Assim falava Lars Ullerstam, nos anos 60. Na época, a prostituta era vista como uma espécie de assistente social. Lembro inclusive de ter lido entrevista de um policial, que não via nada de inconveniente na hipótese de sua filha optar pelo ofício. Que mais não fosse, ganharia mais do que ele. As profissionais eram em prosa e verso louvadas e tidas como heroínas.

Os tempos mudam, e como mudam. Uma lei de 1999 determinou que é perfeitamente legal vender sexo. Mas é ilegal comprar sexo. Os homens que pagam por sexo com uma prostituta - e também cafetões e donos de bordéis - estão sujeitos a multas ou a penas de até seis meses de prisão, além da humilhação decorrente da exposição pública.

É espantoso ver como idéias antigas se repetem com roupagem de novo. Quase meio século depois, leio no portal Terra que a terapeuta sexual Cheryl Cohen Greene já foi para a cama com cerca de 900 pacientes, tentando curar traumas e disfunções de homens e mulheres.

Em inglês, a profissão é denominada “surrogate partner”, que pode ser traduzida como “parceira substituta”. Em seu consultório, recebe pessoas com os mais variados tipos de bloqueios entre quatro paredes – de problemas comuns como ejaculação precoce aos difíceis de se acreditar, como o de um senhor de 70 anos que a procurou porque ainda era virgem.

Segundo Cheryl, as pessoas se assustam quando ela fala o número de pessoas que já passaram pelo seu consultório. “Fui chamada de muitos nomes. Mas vejo homens e mulheres com problemas e quero ajudá-los a se sentirem melhor sobre a sua sexualidade”.

Cheryl descobriu a técnica em 1973, justo na época em que provocava polêmicas na Suécia o livro de Ullerstam. Na época, seu trabalho era “ser mãe”, já que se casou pela primeira vez aos 19 anos e teve o primeiro filho aos 20. A naturalidade com as questões do corpo começaram dentro de casa. “Meus filhos eram pequenos quando eu comecei. Quando perguntavam o que eu fazia, eu dizia ‘eu vou ajudar as pessoas a se sentirem melhor sobre a sua sexualidade’. Sempre que faziam perguntas, à medida que iam crescendo, eu respondia com honestidade”, contou.

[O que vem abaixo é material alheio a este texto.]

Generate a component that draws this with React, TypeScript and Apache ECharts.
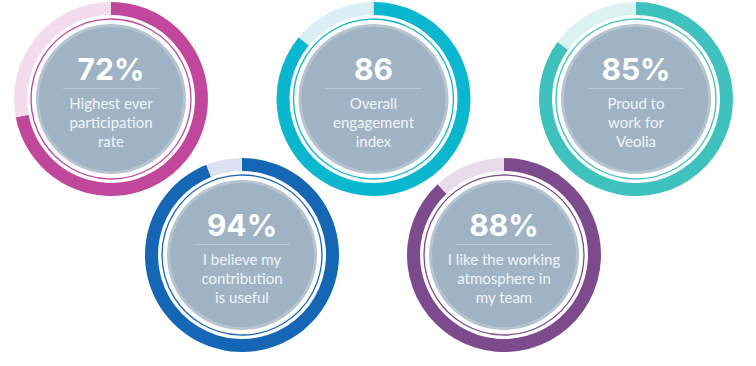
import React, { useEffect, useRef } from "react";
import * as echarts from "echarts";

const values = [72, 86, 85, 94, 88];
const units = ["%", "", "%", "%", "%"];
const labelLines = [
  ["Highest ever", "participation", "rate"],
  ["Overall", "engagement", "index"],
  ["Proud to", "work for", "Veolia"],
  ["I believe my", "contribution", "is useful"],
  ["I like the working", "atmosphere in", "my team"],
];
const colors = ["#c0479c", "#0bb7cf", "#3fc1bd", "#1567b5", "#7e4a8e"];
const lightColors = ["#f2dced", "#daeff4", "#dcf2f1", "#dde2f2", "#e9dcea"];
const centers: [number, number][] = [
  [111, 99],
  [373.5, 99],
  [636, 99],
  [242, 255],
  [504, 255],
];

const R_OUT = 97;
const R_IN = 84;
const R_LINE = 80;
const R_DISK = 75;

export default function App() {
  const ref = useRef<HTMLDivElement>(null);
  useEffect(() => {
    if (!ref.current) return;
    const chart = echarts.init(ref.current, null, { renderer: "svg" });
    const series: any[] = values.map((v, i) => ({
      type: "pie",
      center: centers[i],
      radius: [R_IN, R_OUT],
      startAngle: 90,
      clockwise: true,
      silent: true,
      label: { show: false },
      labelLine: { show: false },
      emphasis: { disabled: true },
      itemStyle: { borderWidth: 0 },
      data: [
        { value: v, itemStyle: { color: colors[i] } },
        { value: 100 - v, itemStyle: { color: lightColors[i] } },
      ],
    }));
    const graphics: any[] = [];
    values.forEach((v, i) => {
      const [cx, cy] = centers[i];
      graphics.push({
        type: "circle",
        z: 1,
        shape: { cx, cy, r: R_LINE },
        style: { fill: "none", stroke: colors[i], lineWidth: 1.3 },
        silent: true,
      });
      graphics.push({
        type: "circle",
        z: 2,
        shape: { cx, cy, r: R_DISK },
        style: { fill: "#b6c4d0" },
        silent: true,
      });
      graphics.push({
        type: "circle",
        z: 3,
        shape: { cx, cy, r: R_DISK - 3 },
        style: { fill: "#9fb3c4" },
        silent: true,
      });
      graphics.push({
        type: "line",
        z: 4,
        shape: { x1: cx - 48, y1: cy - 10.5, x2: cx + 48, y2: cy - 10.5 },
        style: { stroke: "#b9c7d3", lineWidth: 1 },
        silent: true,
      });
      graphics.push({
        type: "text",
        z: 5,
        style: {
          text: `${v}${units[i]}`,
          x: cx,
          y: cy - 30,
          textAlign: "center",
          textVerticalAlign: "middle",
          fill: "#ffffff",
          font: "700 30px Inter",
        },
        silent: true,
      });
      labelLines[i].forEach((line, j) => {
        graphics.push({
          type: "text",
          z: 5,
          style: {
            text: line,
            x: cx,
            y: cy + 4 + j * 19,
            textAlign: "center",
            textVerticalAlign: "middle",
            fill: "#f1f4f7",
            font: "15px Lato",
          },
          silent: true,
        });
      });
    });
    chart.setOption({
      animation: false,
      backgroundColor: "#ffffff",
      series,
      graphic: { elements: graphics },
    });
    return () => chart.dispose();
  }, []);
  return (
    <div
      ref={ref}
      style={{ position: "fixed", left: 0, top: 0, width: 756, height: 366 }}
    />
  );
}
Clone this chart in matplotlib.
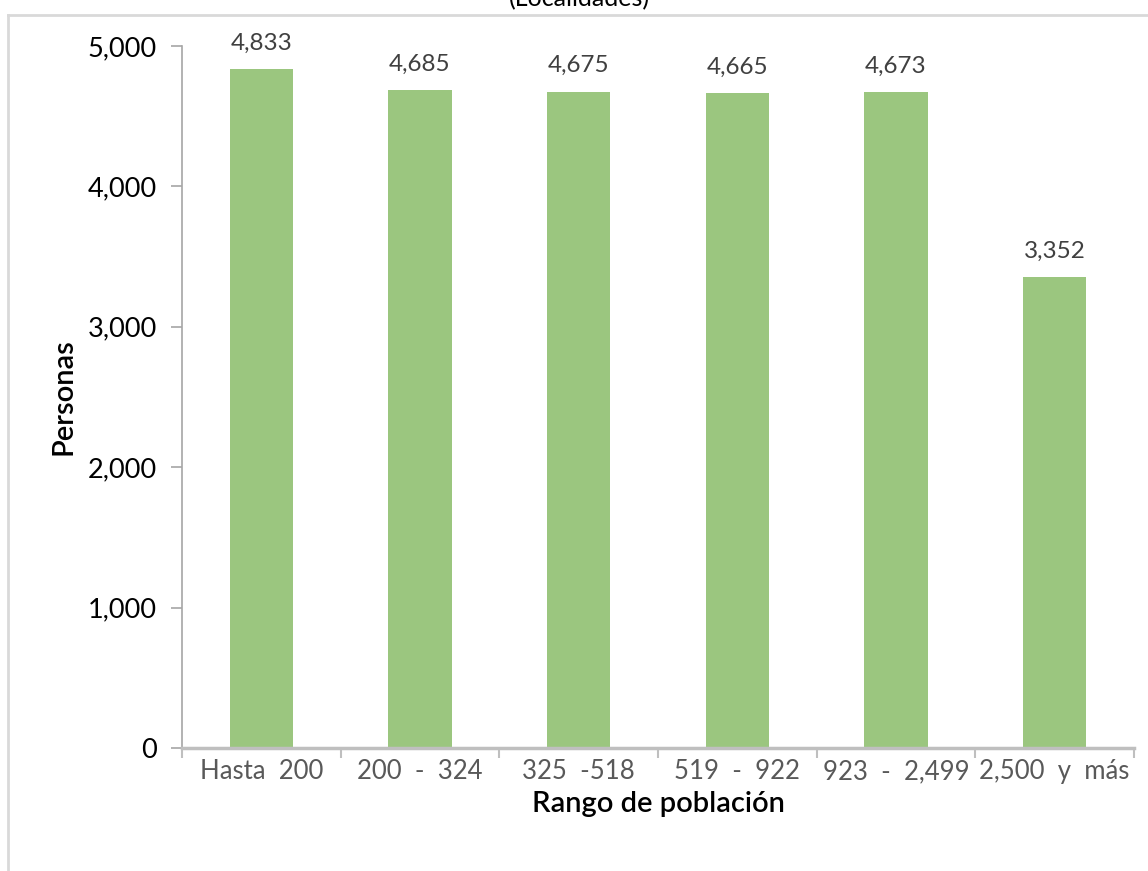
import matplotlib.pyplot as plt
from matplotlib.lines import Line2D

plt.rcParams['font.family'] = ['Lato', 'DejaVu Sans']

# Personas por rango de población (localidades)
rangos = ['Hasta  200', '200  -  324', '325  -518', '519  -  922', '923  -  2,499', '2,500  y  más']
personas = [4833, 4685, 4675, 4665, 4673, 3352]

fig = plt.figure(figsize=(11.48, 8.71), dpi=100)
ax = fig.add_axes([0.1585, 0.1412, 0.8293, 0.806])

x = range(len(rangos))
ax.bar(x, personas, width=0.4, color='#9bc67f', zorder=2)

for xi, v in zip(x, personas):
    ax.annotate(f'{v:,}', (xi, v), xytext=(0, 11), textcoords='offset points',
                ha='center', va='bottom', fontsize=17.5, color='#404040')

ax.set_xlim(-0.5, len(rangos) - 0.5)
ax.set_ylim(0, 5000)
ax.set_yticks(range(0, 5001, 1000))
ax.set_yticklabels([f'{t:,}' for t in range(0, 5001, 1000)], fontsize=19.5, color='black')

# etiquetas centradas, marcas entre categorías
ax.set_xticks(list(x))
ax.set_xticklabels(rangos, fontsize=18.5, color='#595959')
ax.set_xticks([i - 0.5 for i in range(len(rangos) + 1)], minor=True)
ax.tick_params(axis='x', which='major', length=0, pad=8)
ax.tick_params(axis='x', which='minor', length=7, width=1.5, color='#bfbfbf', direction='out')
ax.tick_params(axis='y', length=8, width=1.2, color='#a6a6a6', pad=10)

for s in ['top', 'right']:
    ax.spines[s].set_visible(False)
ax.spines['bottom'].set_color('#bfbfbf')
ax.spines['bottom'].set_linewidth(2.5)
ax.spines['left'].set_color('#a6a6a6')
ax.spines['left'].set_linewidth(1.2)

ax.set_xlabel('Rango de población', fontsize=21, fontweight='semibold', labelpad=5)
ax.set_ylabel('Personas', fontsize=21, fontweight='semibold', labelpad=8)

# título parcialmente fuera del lienzo
fig.text(0.505, 1 - 6 / 871, '(Localidades)', ha='center', va='baseline', fontsize=18)

# marco del gráfico
fig.add_artist(Line2D([8 / 1148, 1], [1 - 15 / 871, 1 - 15 / 871], color='#d9d9d9', lw=2))
fig.add_artist(Line2D([8 / 1148, 8 / 1148], [0, 1 - 15 / 871], color='#d9d9d9', lw=2))

fig.savefig('out.png', dpi=100)
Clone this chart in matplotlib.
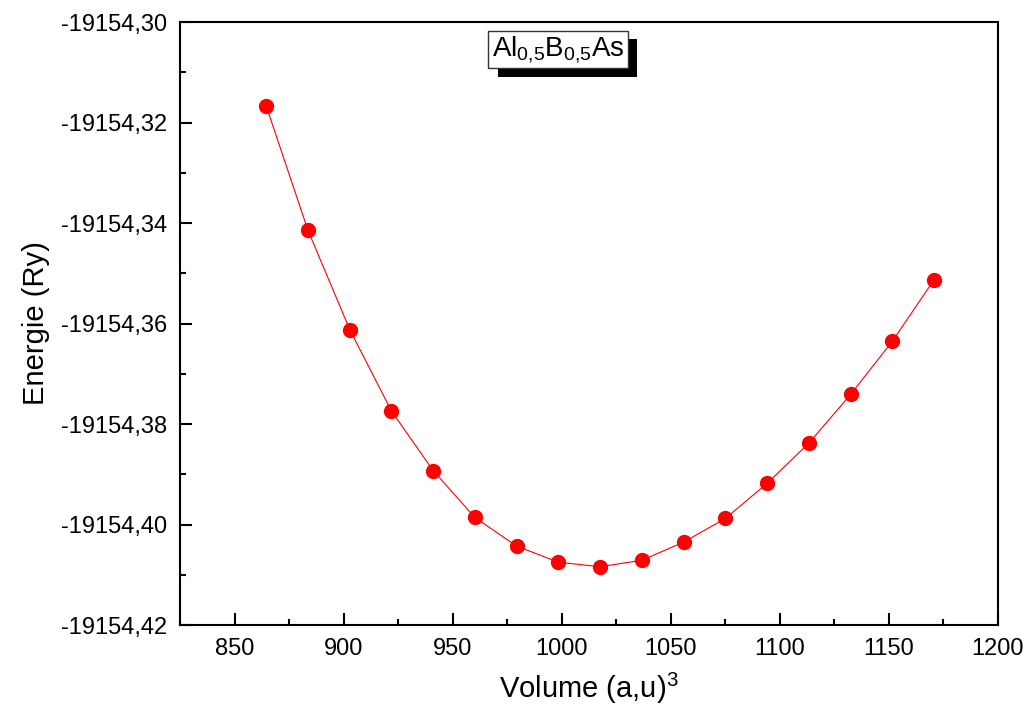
import matplotlib
matplotlib.use("Agg")
import matplotlib.pyplot as plt
import matplotlib.patheffects as pe
from matplotlib.ticker import FuncFormatter, MultipleLocator

plt.rcParams['font.family'] = ['Liberation Sans', 'DejaVu Sans']
plt.rcParams['mathtext.fontset'] = 'custom'
plt.rcParams['mathtext.rm'] = 'Liberation Sans'

# volume (a.u.^3) and total energy (Ry)
volume = [864.5, 883.6, 902.8, 921.9, 941.1, 960.2, 979.3, 998.5, 1017.6,
          1036.8, 1055.9, 1075.0, 1094.2, 1113.3, 1132.5, 1151.6, 1170.7]
energy = [-19154.3167, -19154.3414, -19154.3612, -19154.3774, -19154.3893,
          -19154.3986, -19154.4043, -19154.4075, -19154.4084, -19154.4071,
          -19154.4035, -19154.3988, -19154.3918, -19154.3838, -19154.3741,
          -19154.3635, -19154.3513]

fig = plt.figure(figsize=(10.3, 7.24), dpi=100)
ax = fig.add_axes([0.1748, 0.1367, 0.7941, 0.8329])

ax.plot(volume, energy, color='red', lw=0.8, marker='o', markersize=10,
        markerfacecolor='red', markeredgecolor='red')

ax.set_xlim(825, 1200)
ax.set_ylim(-19154.42, -19154.30)
ax.xaxis.set_major_locator(MultipleLocator(50))
ax.xaxis.set_minor_locator(MultipleLocator(25))
ax.yaxis.set_major_locator(MultipleLocator(0.02))
ax.yaxis.set_minor_locator(MultipleLocator(0.01))
ax.yaxis.set_major_formatter(FuncFormatter(lambda v, p: f"{v:.2f}".replace('.', ',')))

ax.tick_params(which='both', direction='in', width=1.5, labelsize=17,
               top=False, right=False, pad=9)
ax.tick_params(which='major', length=8.5)
ax.tick_params(which='minor', length=4.5)
for s in ax.spines.values():
    s.set_linewidth(1.5)

ax.set_xlabel(r'Volume (a,u)$^3$', fontsize=21, labelpad=8)
ax.set_ylabel('Energie (Ry)', fontsize=21, labelpad=8)

t = ax.text(0.462, 0.954, r'$\mathregular{Al_{0{,}5}B_{0{,}5}As}$', transform=ax.transAxes,
            ha='center', va='center', fontsize=20,
            bbox=dict(boxstyle='square,pad=0.12', facecolor='white',
                      edgecolor='#333333', linewidth=1))
t.get_bbox_patch().set_path_effects([
    pe.SimplePatchShadow(offset=(7, -6), shadow_rgbFace='black', alpha=1),
    pe.Normal()])

fig.savefig('out.png', dpi=100)
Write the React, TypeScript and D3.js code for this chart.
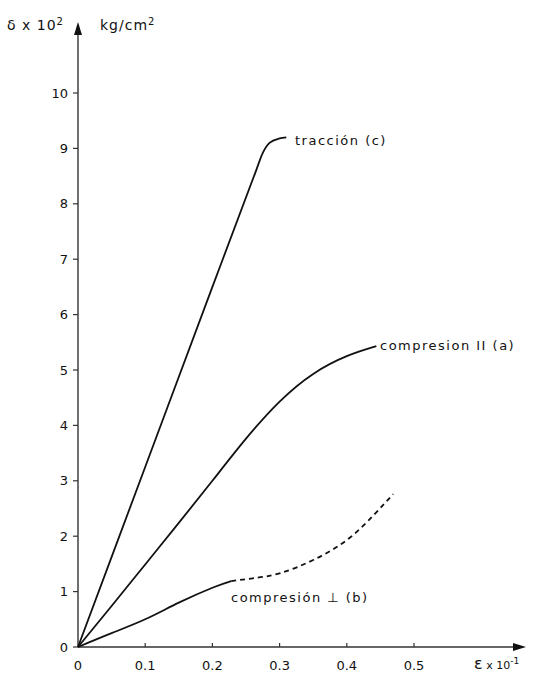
import { useEffect, useRef } from "react";
import * as d3 from "d3";

// strain (x 10^-1) vs stress (x 10^2 kg/cm2)
const traccionX = [0, 0.1, 0.2, 0.265, 0.275, 0.285, 0.3, 0.31];
const traccionY = [0, 3.25, 6.5, 8.6, 8.92, 9.1, 9.18, 9.2];

const compParX = [0, 0.05, 0.1, 0.15, 0.2, 0.25, 0.3, 0.35, 0.4, 0.444];
const compParY = [0, 0.74, 1.49, 2.24, 3.0, 3.76, 4.43, 4.93, 5.25, 5.43];

const compPerpX = [0, 0.05, 0.1, 0.15, 0.2, 0.228];
const compPerpY = [0, 0.25, 0.5, 0.8, 1.07, 1.19];

const compPerpDashX = [0.228, 0.26, 0.3, 0.35, 0.4, 0.44, 0.469];
const compPerpDashY = [1.19, 1.24, 1.33, 1.57, 1.93, 2.38, 2.76];

const xTicks = [0, 0.1, 0.2, 0.3, 0.4, 0.5];
const xTickLabels = ["0", "0.1", "0.2", "0.3", "0.4", "0.5"];
const yTicks = [0, 1, 2, 3, 4, 5, 6, 7, 8, 9, 10];

const FONT = "'DejaVu Sans', sans-serif";

export default function App() {
  const svgRef = useRef<SVGSVGElement>(null);

  useEffect(() => {
    if (!svgRef.current) return;
    const svg = d3.select(svgRef.current);
    svg.selectAll("*").remove();

    const x = d3.scaleLinear().domain([0, 0.5]).range([78, 414]);
    const y = d3.scaleLinear().domain([0, 10]).range([647, 93]);

    const axisColor = "#333";

    // Axes lines
    svg
      .append("line")
      .attr("x1", x(0))
      .attr("x2", 518)
      .attr("y1", y(0))
      .attr("y2", y(0))
      .attr("stroke", axisColor)
      .attr("stroke-width", 1.4);
    svg
      .append("line")
      .attr("x1", x(0))
      .attr("x2", x(0))
      .attr("y1", y(0))
      .attr("y2", 32)
      .attr("stroke", axisColor)
      .attr("stroke-width", 1.4);

    // arrow heads
    svg
      .append("path")
      .attr("d", `M${x(0)},22 L${x(0) - 4},35 L${x(0) + 4},35 Z`)
      .attr("fill", "#111");
    svg
      .append("path")
      .attr("d", `M526,${y(0)} L513,${y(0) - 4} L513,${y(0) + 4} Z`)
      .attr("fill", "#111");

    // Y ticks
    const yg = svg.append("g");
    yg.selectAll("line")
      .data(yTicks)
      .enter()
      .append("line")
      .attr("x1", x(0) - 5)
      .attr("x2", x(0))
      .attr("y1", (d) => y(d))
      .attr("y2", (d) => y(d))
      .attr("stroke", axisColor)
      .attr("stroke-width", 1.2);
    yg.selectAll("text")
      .data(yTicks)
      .enter()
      .append("text")
      .attr("x", 68)
      .attr("y", (d) => y(d))
      .attr("dy", "0.35em")
      .attr("text-anchor", "end")
      .style("font-family", FONT)
      .style("font-size", "13px")
      .style("fill", "#111")
      .text((d) => String(d));

    // X ticks
    const xg = svg.append("g");
    xg.selectAll("line")
      .data(xTicks.slice(1))
      .enter()
      .append("line")
      .attr("x1", (d) => x(d))
      .attr("x2", (d) => x(d))
      .attr("y1", y(0))
      .attr("y2", y(0) - 4)
      .attr("stroke", axisColor)
      .attr("stroke-width", 1.2);
    xg.selectAll("text")
      .data(xTicks)
      .enter()
      .append("text")
      .attr("x", (d) => x(d))
      .attr("y", 665)
      .attr("dy", "0.35em")
      .attr("text-anchor", "middle")
      .style("font-family", FONT)
      .style("font-size", "13px")
      .style("fill", "#111")
      .text((d, i) => xTickLabels[i]);

    // Curves
    const lineOf = (curve: d3.CurveFactory) =>
      d3
        .line<[number, number]>()
        .x((d) => x(d[0]))
        .y((d) => y(d[1]))
        .curve(curve);

    const zip = (xs: number[], ys: number[]) =>
      xs.map((v, i) => [v, ys[i]] as [number, number]);

    const curves = [
      { pts: zip(traccionX, traccionY), dash: null, curve: d3.curveMonotoneX },
      { pts: zip(compParX, compParY), dash: null, curve: d3.curveNatural },
      { pts: zip(compPerpX, compPerpY), dash: null, curve: d3.curveNatural },
      {
        pts: zip(compPerpDashX, compPerpDashY),
        dash: "5,4",
        curve: d3.curveNatural,
      },
    ];

    curves.forEach((c) => {
      svg
        .append("path")
        .attr("d", lineOf(c.curve)(c.pts))
        .attr("fill", "none")
        .attr("stroke", "#111")
        .attr("stroke-width", 1.8)
        .attr("stroke-dasharray", c.dash);
    });

    // Curve labels
    const labels = [
      { text: "tracción (c)", x: 295, y: 140 },
      { text: "compresion II (a)", x: 380, y: 345 },
      { text: "compresión ⊥ (b)", x: 231, y: 597 },
    ];
    svg
      .selectAll(".lbl")
      .data(labels)
      .enter()
      .append("text")
      .attr("class", "lbl")
      .attr("x", (d) => d.x)
      .attr("y", (d) => d.y)
      .attr("dy", "0.35em")
      .style("font-family", FONT)
      .style("font-size", "13px")
      .style("letter-spacing", "1.5px")
      .style("fill", "#111")
      .text((d) => d.text);

    // Axis titles
    const yTitle = svg
      .append("text")
      .attr("x", 7)
      .attr("y", 30)
      .style("font-family", FONT)
      .style("font-size", "14px")
      .style("letter-spacing", "1px")
      .style("fill", "#111");
    yTitle.append("tspan").text("δ x 10");
    yTitle
      .append("tspan")
      .attr("dy", -5)
      .style("font-size", "10px")
      .text("2");

    const unit = svg
      .append("text")
      .attr("x", 100)
      .attr("y", 30)
      .style("font-family", FONT)
      .style("font-size", "14px")
      .style("letter-spacing", "1px")
      .style("fill", "#111");
    unit.append("tspan").text("kg/cm");
    unit
      .append("tspan")
      .attr("dy", -5)
      .style("font-size", "10px")
      .text("2");

    const xTitle = svg
      .append("text")
      .attr("x", 474)
      .attr("y", 669)
      .style("font-family", FONT)
      .style("fill", "#111");
    xTitle.append("tspan").style("font-size", "16px").text("ε");
    xTitle.append("tspan").style("font-size", "11px").text(" x 10");
    xTitle
      .append("tspan")
      .attr("dy", -5)
      .style("font-size", "9px")
      .text("-1");
  }, []);

  return (
    <svg
      ref={svgRef}
      width={533}
      height={674}
      style={{ position: "absolute", left: 0, top: 0, background: "#fff" }}
    />
  );
}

De sua experiência, resultou o livro As Sessões, publicado este ano no Brasil pela editora BestSeller. A terapeuta tem hoje 68 anos e não tem o seio direito, devido a câncer de mama em 2006. Parafraseando Casanova: “agora que eu não posso mais trabalhar, sento e escrevo sobre meu trabalho”. A história foi adaptada para o cinema, com foco na história do seu cliente Mark O’Brien, vítima de poliomielite. Segundo ela, este foi o primeiro deficiente físico que se tratou com ela e o mais difícil caso que já enfrentou. “Tive que aprender como tocar o corpo dele”.

Ela contou que Mark pesava pouco mais de 30 kg e, no filme, nem conseguiram retratá-lo tão magro. As dificuldades incluíam desde o medo do próprio cliente até questões práticas, como o cuidado em não depositar muito peso em cima dele. “Foi difícil, mas aprendi a lidar e foi muito profundo”.

O livro tem boas chances, ao lado de tantos outros relatos de sexo, de entrar na lista dos mais vendidos, ainda mais tendo o filme como apoio. Talvez até inaugure um novo – e promissor? – gênero erótico, o sexo com aleijadinhos.

Tive não poucas sessões de terapia em minha juventude. Às profissionais daquela época nunca ocorreu se chamaram de terapeutas. Poderiam ter feito escola. Ocorre que atendiam por outro nome.